— begin —

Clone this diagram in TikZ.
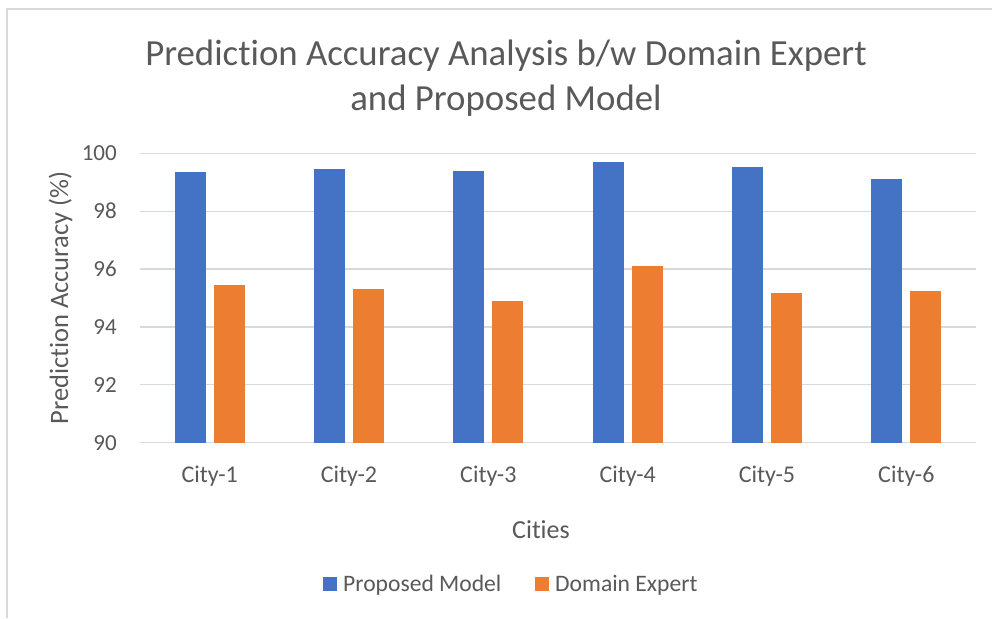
\documentclass[tikz,border=0pt]{standalone}
\usepackage{fontspec}
\setmainfont{Carlito}[Ligatures=NoCommon]
\usepackage{xcolor}
\definecolor{proposed}{RGB}{68,114,196}
\definecolor{expert}{RGB}{237,125,49}
\definecolor{labeltext}{RGB}{89,89,89}
\definecolor{gridline}{RGB}{217,217,217}
\tikzstyle{label}=[inner sep=0pt,text=labeltext]
\tikzstyle{ticklabel}=[label,anchor=east,font=\fontsize{23}{23}\selectfont]
\tikzstyle{citylabel}=[label,anchor=base,font=\fontsize{24}{24}\selectfont]
\tikzstyle{legendlabel}=[label,anchor=base west,font=\fontsize{23.6}{23.6}\selectfont]
\tikzstyle{legendkey}=[inner sep=0pt,minimum width=14pt,minimum height=13.5pt]
\tikzset{grid/.style={draw=gridline,line width=1.3pt},
  frame/.style={draw=gridline,line width=1.5pt}}

\begin{document}
\begin{tikzpicture}[x=1pt,y=-1pt]
  \useasboundingbox (0,0) rectangle (992,618);
  \fill[white] (0,0) rectangle (992,618);

  %% Chart frame
  \draw[frame] (7,618) -- (7,9) -- (992,9);

  %% Title
  \draw (506,65) node[label,anchor=base,font=\fontsize{36.8}{36.8}\selectfont] (title1) {Prediction Accuracy Analysis b/w Domain Expert};
  \draw (506,110) node[label,anchor=base,font=\fontsize{36.8}{36.8}\selectfont] (title2) {and Proposed Model};

  \begin{scope}[shift={(0,3047.3)},y=28.94pt]
  %% Grid
  \draw[grid] (140,90) -- (976,90);
  \draw[grid] (140,92) -- (976,92);
  \draw[grid] (140,94) -- (976,94);
  \draw[grid] (140,96) -- (976,96);
  \draw[grid] (140,98) -- (976,98);
  \draw[grid] (140,100) -- (976,100);

  \draw (117,90) node[ticklabel] (T90) {90};
  \draw (117,92) node[ticklabel] (T92) {92};
  \draw (117,94) node[ticklabel] (T94) {94};
  \draw (117,96) node[ticklabel] (T96) {96};
  \draw (117,98) node[ticklabel] (T98) {98};
  \draw (117,100) node[ticklabel] (T100) {100};

  %% Bars
  \fill[proposed] (174.7,90) rectangle (205.7,99.34);
  \fill[expert] (213.7,90) rectangle (244.7,95.44);
  \fill[proposed] (314,90) rectangle (345,99.45);
  \fill[expert] (353,90) rectangle (384,95.31);
  \fill[proposed] (453.3,90) rectangle (484.3,99.39);
  \fill[expert] (492.3,90) rectangle (523.3,94.90);
  \fill[proposed] (592.7,90) rectangle (623.7,99.69);
  \fill[expert] (631.7,90) rectangle (662.7,96.11);
  \fill[proposed] (732,90) rectangle (763,99.52);
  \fill[expert] (771,90) rectangle (802,95.17);
  \fill[proposed] (871.3,90) rectangle (902.3,99.12);
  \fill[expert] (910.3,90) rectangle (941.3,95.24);
  \end{scope}

  %% Categories
  \draw (209.7,482) node[citylabel] (C1) {City-1};
  \draw (349,482) node[citylabel] (C2) {City-2};
  \draw (488.3,482) node[citylabel] (C3) {City-3};
  \draw (627.7,482) node[citylabel] (C4) {City-4};
  \draw (767,482) node[citylabel] (C5) {City-5};
  \draw (906.3,482) node[citylabel] (C6) {City-6};

  %% Axis titles
  \draw (541,538) node[label,anchor=base,font=\fontsize{26}{26}\selectfont] (xtitle) {Cities};
  \draw (68,298) node[label,anchor=base,rotate=90,font=\fontsize{26.5}{26.5}\selectfont] (ytitle) {Prediction Accuracy (\%)};

  %% Legend
  \draw (330,584) node[legendkey,fill=proposed] (Kprop) {};
  \draw (343,591) node[legendlabel] (Lprop) {Proposed Model};
  \draw (542,584) node[legendkey,fill=expert] (Kexp) {};
  \draw (555,591) node[legendlabel] (Lexp) {Domain Expert};
\end{tikzpicture}
\end{document}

— end —

• THE TASK: Reproduce the listing exactly. Leave its pictures out.

• EXERCISE OUTPUT:
Clone this diagram in TikZ.
\documentclass[tikz,border=0pt]{standalone}
\usepackage{fontspec}
\setmainfont{Carlito}[Ligatures=NoCommon]
\usepackage{xcolor}
\definecolor{proposed}{RGB}{68,114,196}
\definecolor{expert}{RGB}{237,125,49}
\definecolor{labeltext}{RGB}{89,89,89}
\definecolor{gridline}{RGB}{217,217,217}
\tikzstyle{label}=[inner sep=0pt,text=labeltext]
\tikzstyle{ticklabel}=[label,anchor=east,font=\fontsize{23}{23}\selectfont]
\tikzstyle{citylabel}=[label,anchor=base,font=\fontsize{24}{24}\selectfont]
\tikzstyle{legendlabel}=[label,anchor=base west,font=\fontsize{23.6}{23.6}\selectfont]
\tikzstyle{legendkey}=[inner sep=0pt,minimum width=14pt,minimum height=13.5pt]
\tikzset{grid/.style={draw=gridline,line width=1.3pt},
  frame/.style={draw=gridline,line width=1.5pt}}

\begin{document}
\begin{tikzpicture}[x=1pt,y=-1pt]
  \useasboundingbox (0,0) rectangle (992,618);
  \fill[white] (0,0) rectangle (992,618);

  %% Chart frame
  \draw[frame] (7,618) -- (7,9) -- (992,9);

  %% Title
  \draw (506,65) node[label,anchor=base,font=\fontsize{36.8}{36.8}\selectfont] (title1) {Prediction Accuracy Analysis b/w Domain Expert};
  \draw (506,110) node[label,anchor=base,font=\fontsize{36.8}{36.8}\selectfont] (title2) {and Proposed Model};

  \begin{scope}[shift={(0,3047.3)},y=28.94pt]
  %% Grid
  \draw[grid] (140,90) -- (976,90);
  \draw[grid] (140,92) -- (976,92);
  \draw[grid] (140,94) -- (976,94);
  \draw[grid] (140,96) -- (976,96);
  \draw[grid] (140,98) -- (976,98);
  \draw[grid] (140,100) -- (976,100);

  \draw (117,90) node[ticklabel] (T90) {90};
  \draw (117,92) node[ticklabel] (T92) {92};
  \draw (117,94) node[ticklabel] (T94) {94};
  \draw (117,96) node[ticklabel] (T96) {96};
  \draw (117,98) node[ticklabel] (T98) {98};
  \draw (117,100) node[ticklabel] (T100) {100};

  %% Bars
  \fill[proposed] (174.7,90) rectangle (205.7,99.34);
  \fill[expert] (213.7,90) rectangle (244.7,95.44);
  \fill[proposed] (314,90) rectangle (345,99.45);
  \fill[expert] (353,90) rectangle (384,95.31);
  \fill[proposed] (453.3,90) rectangle (484.3,99.39);
  \fill[expert] (492.3,90) rectangle (523.3,94.90);
  \fill[proposed] (592.7,90) rectangle (623.7,99.69);
  \fill[expert] (631.7,90) rectangle (662.7,96.11);
  \fill[proposed] (732,90) rectangle (763,99.52);
  \fill[expert] (771,90) rectangle (802,95.17);
  \fill[proposed] (871.3,90) rectangle (902.3,99.12);
  \fill[expert] (910.3,90) rectangle (941.3,95.24);
  \end{scope}

  %% Categories
  \draw (209.7,482) node[citylabel] (C1) {City-1};
  \draw (349,482) node[citylabel] (C2) {City-2};
  \draw (488.3,482) node[citylabel] (C3) {City-3};
  \draw (627.7,482) node[citylabel] (C4) {City-4};
  \draw (767,482) node[citylabel] (C5) {City-5};
  \draw (906.3,482) node[citylabel] (C6) {City-6};

  %% Axis titles
  \draw (541,538) node[label,anchor=base,font=\fontsize{26}{26}\selectfont] (xtitle) {Cities};
  \draw (68,298) node[label,anchor=base,rotate=90,font=\fontsize{26.5}{26.5}\selectfont] (ytitle) {Prediction Accuracy (\%)};

  %% Legend
  \draw (330,584) node[legendkey,fill=proposed] (Kprop) {};
  \draw (343,591) node[legendlabel] (Lprop) {Proposed Model};
  \draw (542,584) node[legendkey,fill=expert] (Kexp) {};
  \draw (555,591) node[legendlabel] (Lexp) {Domain Expert};
\end{tikzpicture}
\end{document}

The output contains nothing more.